- Born: 1941 California, United States
- Occupation(s): Food scientist, Food engineer
- Spouse: Dawn

= Daryl B. Lund =

American food scientist and engineer (born 1941)

Daryl Bert Lund (born 1941) is an American food scientist and engineer who has served in various leadership positions within the Institute of Food Technologists, including President in 1990-1991 and editor-in-chief of the Journal of Food Science from 2003-2012. Lund was named one of 26 innovators in Food Engineering magazine's 75th anniversary edition in September 2003.
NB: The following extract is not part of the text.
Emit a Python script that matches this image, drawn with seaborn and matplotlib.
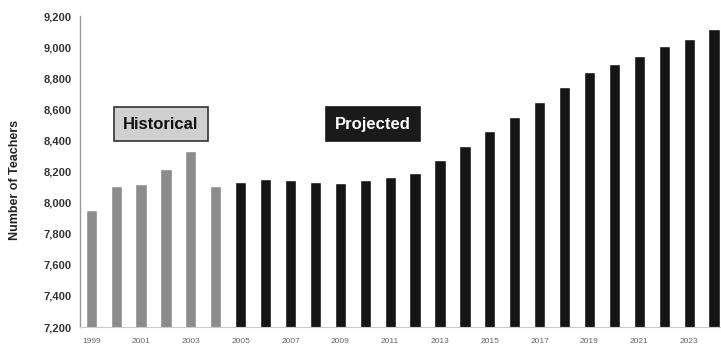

== Early life and college ==
Born in California, but raised in Wisconsin, Lund attended the University of Wisconsin–Madison where he earned his B.S. in mathematics in 1963. While an undergraduate, Lund was a roommate with Tommy Thompson, who later became Governor of Wisconsin (1987–2001) and United States Secretary of Health and Human Services during the first term of George W. Bush (2001–2004). Lund stayed at Wisconsin, where he earned a M.S. in Dairy and Food Industries, and a Ph.D. in food science and chemical engineering.

==Academic career==
After earning his Ph.D. in 1968, Lund rose through the ranks at Wisconsin's Department of Food Science, reaching the rank of department chair in 1984. His research included fouling in heat exchangers during processing, microwave-processing of foods, and food quality kinetics. Lund remained with Wisconsin until 1987 as department chair until he accepted a position at Rutgers University as its department chair.

In 1988, Lund moved to Rutgers University in New Brunswick, New Jersey to accept the position of chair of the Department of Food Science. Lund was promoted to Executive Dean of Agricultural and Natural Resources in December 1989 and served until July 1995. While serving as Dean, Lund streamlined administrative services, initiated a review of all undergraduate curriculum, and initiated a long-range planning for the New Jersey Agricultural Experiment Station.

In August 1995, Lund joined Cornell University in Ithaca, New York as Dean of Agricultural and Life Sciences. While at Cornell, he initiated long-range planning that helped the college survive a 20% reduction in staffing, increased state support of the New York State Agricultural Experiment Station, initiated a review of undergraduate curriculum that led to major changes within the organization, initiated support of distance learning, initiated involvement in genomics.

In January 2001, Lund was named Executive Director of the North Central Regional Association of State Agricultural Experiment Station Directors and Professor of Food Engineering in Food Science at UW–Madison. He acts as a facilitator of interstate collaborators on research and greater integration between research and extension in a twelve state area. During his career, Lund has written over 200 publications in scientific journals, 25 book chapters, co-authored a major textbook on physical methods of food preservation, and presented over 200 presentations. He also succeeded Owen R. Fennema as editor-in-chief of the Journal of Food Science on September 1, 2003, a position he held until 2012.

== Honors and awards ==
- Institute of Food Technologists (IFT) - Fellow (1980), IFT International Award (1995), Carl R. Fellers Award (2003), and Nicholas Appert Award (2009).
- American Society of Agricultural Engineers IAFIS-FPEI Food Engineering Award - 1987
- International Academy of Food Science and Technology - Fellow (Charter member: 1999).
- University of Wisconsin–Madison College of Agricultural and Life Sciences award on August 10, 2006 of 40 years of service to the university. This included the creation of a chair professorship in the Department of Food Science and the Food Science Excellence Fund.
- Ohio State University Food Science Harris Award Laureate in 2006.
- Institute of Food Science and Technology (United Kingdom) - Fellow.